* Set task
From the first line of the entries below through the line bearing "grupos = ['6 mo', '12 mo', '24 mo']", write out each line exactly. Omit pictures.

* The input
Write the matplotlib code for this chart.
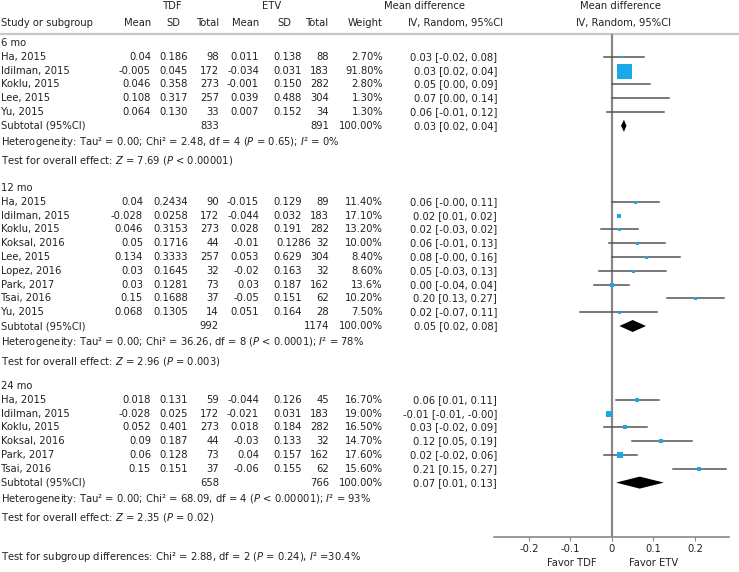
import numpy as np
import matplotlib
matplotlib.use('Agg')
import matplotlib.pyplot as plt

# Datos de la figura

grupos = ['6 mo', '12 mo', '24 mo']

estudios = [
    ['Ha, 2015', 'Idilman, 2015', 'Koklu, 2015', 'Lee, 2015', 'Yu, 2015'],
    ['Ha, 2015', 'Idilman, 2015', 'Koklu, 2015', 'Koksal, 2016', 'Lee, 2015',
     'Lopez, 2016', 'Park, 2017', 'Tsai, 2016', 'Yu, 2015'],
    ['Ha, 2015', 'Idilman, 2015', 'Koklu, 2015', 'Koksal, 2016', 'Park, 2017', 'Tsai, 2016'],
]

tdf_mean = [
    ['0.04', '-0.005', '0.046', '0.108', '0.064'],
    ['0.04', '-0.028', '0.046', '0.05', '0.134', '0.03', '0.03', '0.15', '0.068'],
    ['0.018', '-0.028', '0.052', '0.09', '0.06', '0.15'],
]
tdf_sd = [
    ['0.186', '0.045', '0.358', '0.317', '0.130'],
    ['0.2434', '0.0258', '0.3153', '0.1716', '0.3333', '0.1645', '0.1281', '0.1688', '0.1305'],
    ['0.131', '0.025', '0.401', '0.187', '0.128', '0.151'],
]
tdf_n = [
    [98, 172, 273, 257, 33],
    [90, 172, 273, 44, 257, 32, 73, 37, 14],
    [59, 172, 273, 44, 73, 37],
]
etv_mean = [
    ['0.011', '-0.034', '-0.001', '0.039', '0.007'],
    ['-0.015', '-0.044', '0.028', '-0.01', '0.053', '-0.02', '0.03', '-0.05', '0.051'],
    ['-0.044', '-0.021', '0.018', '-0.03', '0.04', '-0.06'],
]
etv_sd = [
    ['0.138', '0.031', '0.150', '0.488', '0.152'],
    ['0.129', '0.032', '0.191', '0.1286', '0.629', '0.163', '0.187', '0.151', '0.164'],
    ['0.126', '0.031', '0.184', '0.133', '0.157', '0.155'],
]
etv_n = [
    [88, 183, 282, 304, 34],
    [89, 183, 282, 32, 304, 32, 162, 62, 28],
    [45, 183, 282, 32, 162, 62],
]
pesos = [
    ['2.70%', '91.80%', '2.80%', '1.30%', '1.30%'],
    ['11.40%', '17.10%', '13.20%', '10.00%', '8.40%', '8.60%', '13.6%', '10.20%', '7.50%'],
    ['16.70%', '19.00%', '16.50%', '14.70%', '17.60%', '15.60%'],
]
ic_texto = [
    ['0.03 [-0.02, 0.08]', '0.03 [0.02, 0.04]', '0.05 [0.00, 0.09]', '0.07 [0.00, 0.14]', '0.06 [-0.01, 0.12]'],
    ['0.06 [-0.00, 0.11]', '0.02 [0.01, 0.02]', '0.02 [-0.03, 0.02]', '0.06 [-0.01, 0.13]',
     '0.08 [-0.00, 0.16]', '0.05 [-0.03, 0.13]', '0.00 [-0.04, 0.04]', '0.20 [0.13, 0.27]', '0.02 [-0.07, 0.11]'],
    ['0.06 [0.01, 0.11]', '-0.01 [-0.01, -0.00]', '0.03 [-0.02, 0.09]', '0.12 [0.05, 0.19]',
     '0.02 [-0.02, 0.06]', '0.21 [0.15, 0.27]'],
]

# puntos dibujados (estimados del grafico)
est = [
    [0.027, 0.029, 0.05, 0.068, 0.06],
    [0.055, 0.016, 0.018, 0.06, 0.081, 0.051, 0.0, 0.2, 0.016],
    [0.061, -0.008, 0.032, 0.119, 0.019, 0.21],
]
lo = [
    [-0.019, 0.029, 0.001, 0.0, -0.011],
    [0.0, 0.016, -0.027, -0.007, 0.0, -0.031, -0.042, 0.132, -0.077],
    [0.011, -0.008, -0.019, 0.049, -0.019, 0.148],
]
hi = [
    [0.077, 0.029, 0.092, 0.138, 0.125],
    [0.114, 0.016, 0.062, 0.128, 0.163, 0.131, 0.042, 0.269, 0.108],
    [0.113, -0.008, 0.085, 0.192, 0.06, 0.274],
]

sub_tdf = [833, 992, 658]
sub_etv = [891, 1174, 766]
sub_ic = ['0.03 [0.02, 0.04]', '0.05 [0.02, 0.08]', '0.07 [0.01, 0.13]']
sub_est = [0.029, 0.05, 0.067]
sub_lo = [0.022, 0.018, 0.01]
sub_hi = [0.035, 0.082, 0.125]

heterog = [
    'Heterogeneity: Tau² = 0.00; Chi² = 2.48, df = 4 ($\\mathit{P}$ = 0.65); $\\mathit{I}$² = 0%',
    'Heterogeneity: Tau² = 0.00; Chi² = 36.26, df = 8 ($\\mathit{P}$ < 0.0001); $\\mathit{I}$² = 78%',
    'Heterogeneity: Tau² = 0.00; Chi² = 68.09, df = 4 ($\\mathit{P}$ < 0.00001); $\\mathit{I}$² = 93%',
]
efecto = [
    'Test for overall effect: $\\mathit{Z}$ = 7.69 ($\\mathit{P}$ < 0.00001)',
    'Test for overall effect: $\\mathit{Z}$ = 2.96 ($\\mathit{P}$ = 0.003)',
    'Test for overall effect: $\\mathit{Z}$ = 2.35 ($\\mathit{P}$ = 0.02)',
]
subgrupos = 'Test for subgroup differences: Chi² = 2.88, df = 2 ($\\mathit{P}$ = 0.24), $\\mathit{I}$² =30.4%'

ticks = [-0.2, -0.1, 0, 0.1, 0.2]
tick_labels = ['-0.2', '-0.1', '0', '0.1', '0.2']

# Estilo / posiciones (pixeles)

# lado de los cuadrados en pixeles
lado = [
    [2, 15, 1, 2, 1],
    [3, 5, 3, 3, 3, 3, 4, 3, 3],
    [4, 6, 4, 4, 6, 4],
]
inicio_grupo = [43, 188, 386]
borde_media_tdf = [151, 143, 151]   # el bloque de 12 mo esta corrido
paso = 13.8
fs = 8
col = '#222222'
azul = '#1aa9e8'

plt.rcParams['font.family'] = ['DejaVu Sans']
plt.rcParams['font.stretch'] = 'condensed'
plt.rcParams['mathtext.fontset'] = 'dejavusans'

W, H = 739, 572
fig = plt.figure(figsize=(W/100, H/100), dpi=100)

tax = fig.add_axes([0, 0, 1, 1])
tax.set_xlim(0, W)
tax.set_ylim(H, 0)
tax.axis('off')

x0, x1 = 494, 729
fax = fig.add_axes([x0/W, 0, (x1-x0)/W, 1])
fax.set_facecolor('none')
fax.set_ylim(H, 0)
fax.set_xlim(-0.284, 0.282)

def t(x, y, s, ha='left', **kw):
    tax.text(x, y, s, ha=ha, va='center', fontsize=fs, color=col,
             fontstretch='condensed', **kw)

# Cabecera
t(173, 6, 'TDF', ha='center')
t(272, 6, 'ETV', ha='center')
t(424, 6, 'Mean difference', ha='center')
t(621, 6, 'Mean difference', ha='center')
t(1, 23, 'Study or subgroup')
t(151, 23, 'Mean', ha='right')
t(180, 23, 'SD', ha='right')
t(220, 23, 'Total', ha='right')
t(259, 23, 'Mean', ha='right')
t(291, 23, 'SD', ha='right')
t(329, 23, 'Total', ha='right')
t(383, 23, 'Weight', ha='right')
t(455, 23, 'Ⅳ, Random, 95%CI', ha='center')
t(624, 23, 'Ⅳ, Random, 95%CI', ha='center')
tax.plot([0, W], [34, 34], color='#c8c8c8', lw=1.6)

for g in range(len(grupos)):
    y = inicio_grupo[g]
    t(1, y, grupos[g])
    n = len(estudios[g])
    ys = y + 13.8 + paso*np.arange(n)
    for i in range(n):
        yy = ys[i]
        t(1, yy, estudios[g][i])
        t(borde_media_tdf[g], yy, tdf_mean[g][i], ha='right')
        t(188, yy, tdf_sd[g][i], ha='right')
        t(219, yy, str(tdf_n[g][i]), ha='right')
        t(259, yy, etv_mean[g][i], ha='right')
        x_sd = 311 if len(etv_sd[g][i]) > 5 else 302
        t(x_sd, yy, etv_sd[g][i], ha='right')
        t(329, yy, str(etv_n[g][i]), ha='right')
        t(383, yy, pesos[g][i], ha='right')
        t(497, yy, ic_texto[g][i], ha='right')
        fax.plot([lo[g][i], hi[g][i]], [yy, yy], color='#555555', lw=1.1, zorder=2)
        fax.plot(est[g][i], yy, marker='s', ms=lado[g][i]*0.72, color=azul,
                 mec=azul, mew=0, zorder=3)
    ysub = ys[-1] + paso
    t(1, ysub, 'Subtotal (95%CI)')
    t(219, ysub, str(sub_tdf[g]), ha='right')
    t(329, ysub, str(sub_etv[g]), ha='right')
    t(383, ysub, '100.00%', ha='right')
    t(497, ysub, sub_ic[g], ha='right')
    hd = 6
    fax.fill([sub_lo[g], sub_est[g], sub_hi[g], sub_est[g]],
             [ysub, ysub-hd, ysub, ysub+hd], color='black', zorder=3, lw=0)
    t(1, ysub + 16, heterog[g])
    t(1, ysub + 35, efecto[g])

t(1, 557, subgrupos)

# Eje y linea del cero
fax.vlines(0, 34, 537, color='#888888', lw=1.6, zorder=1)
for s in ['top', 'left', 'right']:
    fax.spines[s].set_visible(False)
fax.spines['bottom'].set_position(('data', 537))
fax.spines['bottom'].set_color('#888888')
fax.spines['bottom'].set_linewidth(1.2)
fax.set_yticks([])
fax.set_xticks(ticks)
fax.set_xticklabels(tick_labels)
fax.tick_params(axis='x', length=3, color='#888888', labelsize=fs, labelcolor=col, pad=2)

t(572, 563, 'Favor TDF', ha='center')
t(654, 563, 'Favor ETV', ha='center')

plt.savefig('out.png', dpi=100)
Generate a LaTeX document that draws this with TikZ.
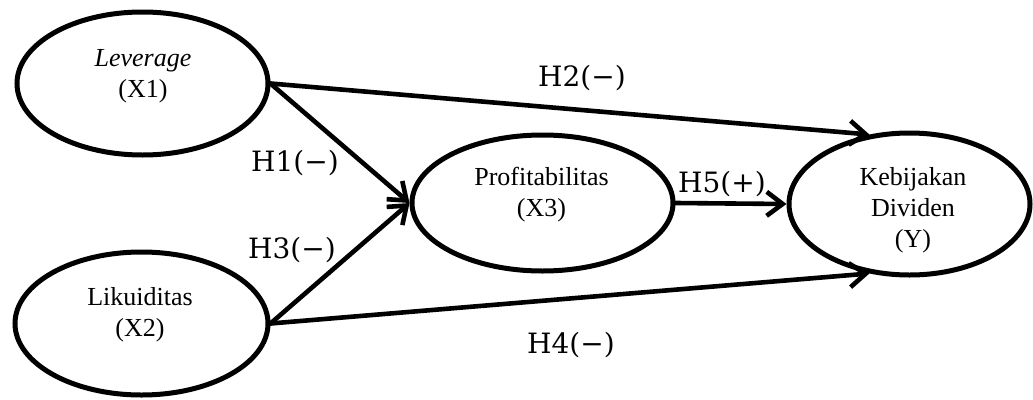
\documentclass[tikz,border=0pt]{standalone}
\usepackage{fontspec}
\setmainfont{Liberation Serif}
\newfontfamily\hypfont{DejaVu Serif}
\usetikzlibrary{shapes.geometric,arrows.meta}

\tikzset{
  construct/.style={ellipse, draw, line width=5pt, inner sep=0pt},
  caption/.style={align=center, inner sep=0pt,
    font=\fontsize{26}{31}\selectfont},
  hyp/.style={inner sep=0pt, font=\hypfont\fontsize{28}{32}\selectfont},
  path/.style={line width=4.6pt, line cap=round,
    -{Straight Barb[length=16pt,width=24pt]}},
}

\begin{document}
\begin{tikzpicture}[x=1pt,y=-1pt]
\useasboundingbox (0,0) rectangle (1033,399);

% latent constructs
\node[construct, minimum width=251pt, minimum height=143pt] (lev)  at (142.5,83.5) {};
\node[construct, minimum width=253pt, minimum height=143pt] (liq)  at (141.5,323.5) {};
\node[construct, minimum width=261pt, minimum height=136pt] (prof) at (542.5,203) {};
\node[construct, minimum width=241pt, minimum height=142pt] (div)  at (909.5,204) {};

% construct names
\node[caption] (lev-t)  at (143,76.5)   {\textit{Leverage}\\(X1)};
\node[caption] (liq-t)  at (140,314.5)  {Likuiditas\\(X2)};
\node[caption] (prof-t) at (541.5,194.5) {Profitabilitas\\(X3)};
\node[caption] (div-t)  at (913,209.8)  {Kebijakan\\Dividen\\(Y)};

% hypothesised paths
\draw[path] (lev.east)  -- (prof.west);
\draw[path] (liq.east)  -- (prof.west);
\draw[path] (lev.east)  -- (div.120);
\draw[path] (liq.east)  -- (div.240);
\draw[path] (prof.east) -- (div.west);

% hypothesis labels
\node[hyp] (h1) at (295,163) {H1(−)};
\node[hyp] (h2) at (582,78)  {H2(−)};
\node[hyp] (h3) at (292,250) {H3(−)};
\node[hyp] (h4) at (571,345) {H4(−)};
\node[hyp] (h5) at (722,184) {H5(+)};
\end{tikzpicture}
\end{document}
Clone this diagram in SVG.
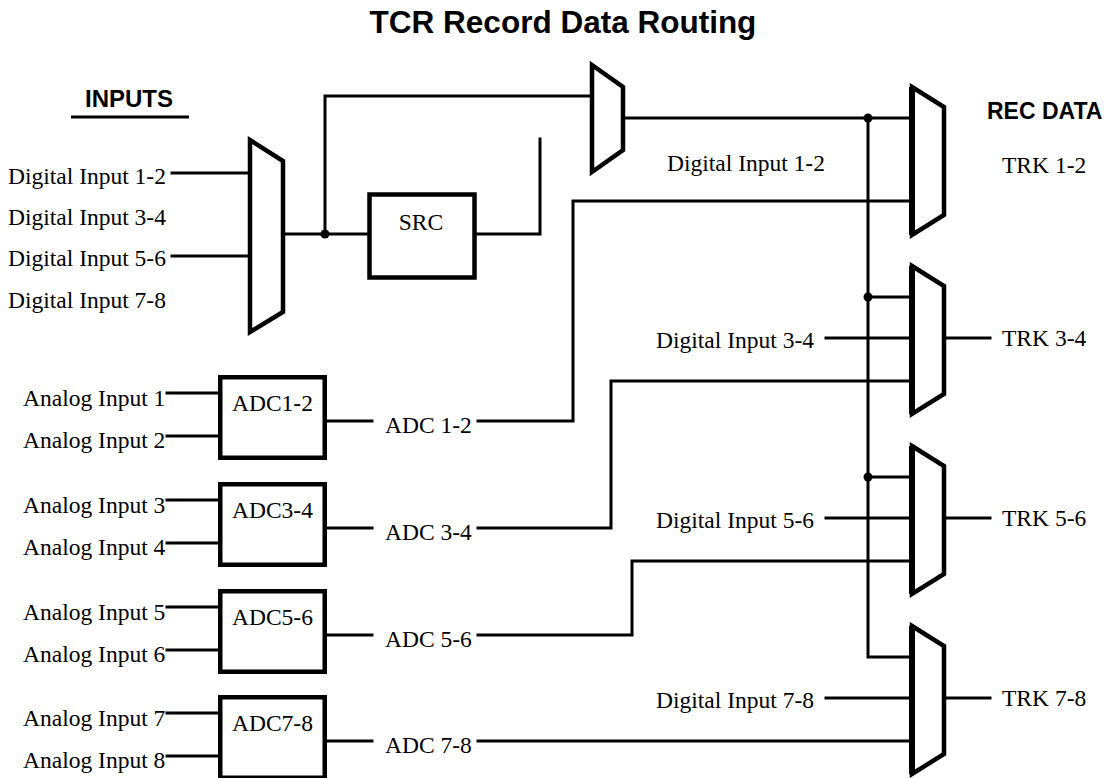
<svg xmlns="http://www.w3.org/2000/svg" width="1108" height="778" viewBox="0 0 1108 778">
<style>
.t{font-family:"Liberation Serif","Times New Roman",serif;font-size:23.5px;fill:#000}
.h{font-family:"Liberation Sans",Arial,sans-serif;font-weight:bold;fill:#000}
.w{fill:none;stroke:#000;stroke-width:3;stroke-linecap:square}
.mux{fill:#fff;stroke:#000;stroke-width:4.5;stroke-linejoin:miter}
.box{fill:#fff;stroke:#000;stroke-width:4.5}
.edge{stroke:#000;stroke-width:6}
</style>
<rect width="1108" height="778" fill="#fff"/>
<text class="h" x="563" y="33" font-size="31.5" text-anchor="middle">TCR Record Data Routing</text>
<g id="inputs-heading">
<text class="h" x="85" y="107" font-size="24">INPUTS</text>
<line x1="71" y1="117" x2="189" y2="117" stroke="#000" stroke-width="3"/>
</g>
<text class="h" x="987" y="119" font-size="23">REC DATA</text>

<g id="connectors">
<polyline class="w" points="172,173 250,173"/>
<polyline class="w" points="172,256 250,256"/>
<polyline class="w" points="283,234 368,234"/>
<polyline class="w" points="325,234 325,96 592,96"/>
<polyline class="w" points="477,234 540,234 540,139"/>
<polyline class="w" points="623,118 912,118"/>
<polyline class="w" points="868,118 868,657 912,657"/>
<polyline class="w" points="478,421 573,421 573,201 912,201"/>
<polyline class="w" points="868,297 912,297"/>
<polyline class="w" points="826,338 912,338"/>
<polyline class="w" points="478,528 611,528 611,381 912,381"/>
<polyline class="w" points="944,338 990,338"/>
<polyline class="w" points="868,477 912,477"/>
<polyline class="w" points="826,518 912,518"/>
<polyline class="w" points="478,635 632,635 632,561 912,561"/>
<polyline class="w" points="944,518 990,518"/>
<polyline class="w" points="826,698 912,698"/>
<polyline class="w" points="478,741 912,741"/>
<polyline class="w" points="944,698 990,698"/>
<polyline class="w" points="167,393 218,393"/>
<polyline class="w" points="167,436 218,436"/>
<polyline class="w" points="327,421 372,421"/>
<polyline class="w" points="167,500 218,500"/>
<polyline class="w" points="167,543 218,543"/>
<polyline class="w" points="327,528 372,528"/>
<polyline class="w" points="167,607 218,607"/>
<polyline class="w" points="167,650 218,650"/>
<polyline class="w" points="327,635 372,635"/>
<polyline class="w" points="167,713 218,713"/>
<polyline class="w" points="167,756 218,756"/>
<polyline class="w" points="327,741 372,741"/>
<circle cx="325" cy="234" r="4.5"/>
<circle cx="868" cy="118" r="4.5"/>
<circle cx="868" cy="297" r="4.5"/>
<circle cx="868" cy="477" r="4.5"/>
</g>

<g id="digital-inputs">
<text class="t" x="8" y="184">Digital Input 1-2</text>
<text class="t" x="8" y="225">Digital Input 3-4</text>
<text class="t" x="8" y="266">Digital Input 5-6</text>
<text class="t" x="8" y="308">Digital Input 7-8</text>
</g>

<g id="input-mux">
<polygon class="mux" points="250,140 283,161 283,312 250,332"/>
</g>

<g id="src">
<rect class="box" x="369.5" y="194.5" width="105" height="83" stroke-width="5"/>
<text class="t" x="421" y="230" text-anchor="middle">SRC</text>
</g>

<g id="src-mux">
<polygon class="mux" points="592,65 623,87 623,150 592,172" stroke-width="3.5"/>
<text class="t" x="667" y="171">Digital Input 1-2</text>
</g>

<g id="mux-trk12">
<polygon class="mux" points="912,87 944,107 944,215 912,235"/>
<line class="edge" x1="912" y1="87" x2="912" y2="235"/>
<text class="t" x="1002" y="173">TRK 1-2</text>
</g>
<g id="mux-trk34">
<polygon class="mux" points="912,266 944,286 944,394 912,414"/>
<line class="edge" x1="912" y1="266" x2="912" y2="414"/>
<text class="t" x="814" y="348" text-anchor="end">Digital Input 3-4</text>
<text class="t" x="1002" y="346">TRK 3-4</text>
</g>
<g id="mux-trk56">
<polygon class="mux" points="912,446 944,466 944,574 912,594"/>
<line class="edge" x1="912" y1="446" x2="912" y2="594"/>
<text class="t" x="814" y="528" text-anchor="end">Digital Input 5-6</text>
<text class="t" x="1002" y="526">TRK 5-6</text>
</g>
<g id="mux-trk78">
<polygon class="mux" points="912,626 944,646 944,754 912,774"/>
<line class="edge" x1="912" y1="626" x2="912" y2="774"/>
<text class="t" x="814" y="708" text-anchor="end">Digital Input 7-8</text>
<text class="t" x="1002" y="706">TRK 7-8</text>
</g>

<g id="adc12">
<text class="t" x="23" y="406">Analog Input 1</text>
<text class="t" x="23" y="448">Analog Input 2</text>
<rect class="box" x="220.25" y="377.25" width="104.5" height="80.5"/>
<text class="t" x="232" y="411">ADC1-2</text>
<text class="t" x="385" y="433">ADC 1-2</text>
</g>
<g id="adc34">
<text class="t" x="23" y="513">Analog Input 3</text>
<text class="t" x="23" y="555">Analog Input 4</text>
<rect class="box" x="220.25" y="484.25" width="104.5" height="80.5"/>
<text class="t" x="232" y="518">ADC3-4</text>
<text class="t" x="385" y="540">ADC 3-4</text>
</g>
<g id="adc56">
<text class="t" x="23" y="620">Analog Input 5</text>
<text class="t" x="23" y="662">Analog Input 6</text>
<rect class="box" x="220.25" y="591.25" width="104.5" height="80.5"/>
<text class="t" x="232" y="625">ADC5-6</text>
<text class="t" x="385" y="647">ADC 5-6</text>
</g>
<g id="adc78">
<text class="t" x="23" y="726">Analog Input 7</text>
<text class="t" x="23" y="768">Analog Input 8</text>
<rect class="box" x="220.25" y="697.25" width="104.5" height="80.5"/>
<text class="t" x="232" y="731">ADC7-8</text>
<text class="t" x="385" y="753">ADC 7-8</text>
</g>
</svg>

* Expected answer
Write the matplotlib code for this chart.
import numpy as np
import matplotlib
matplotlib.use('Agg')
import matplotlib.pyplot as plt

# Datos de la figura

grupos = ['6 mo', '12 mo', '24 mo']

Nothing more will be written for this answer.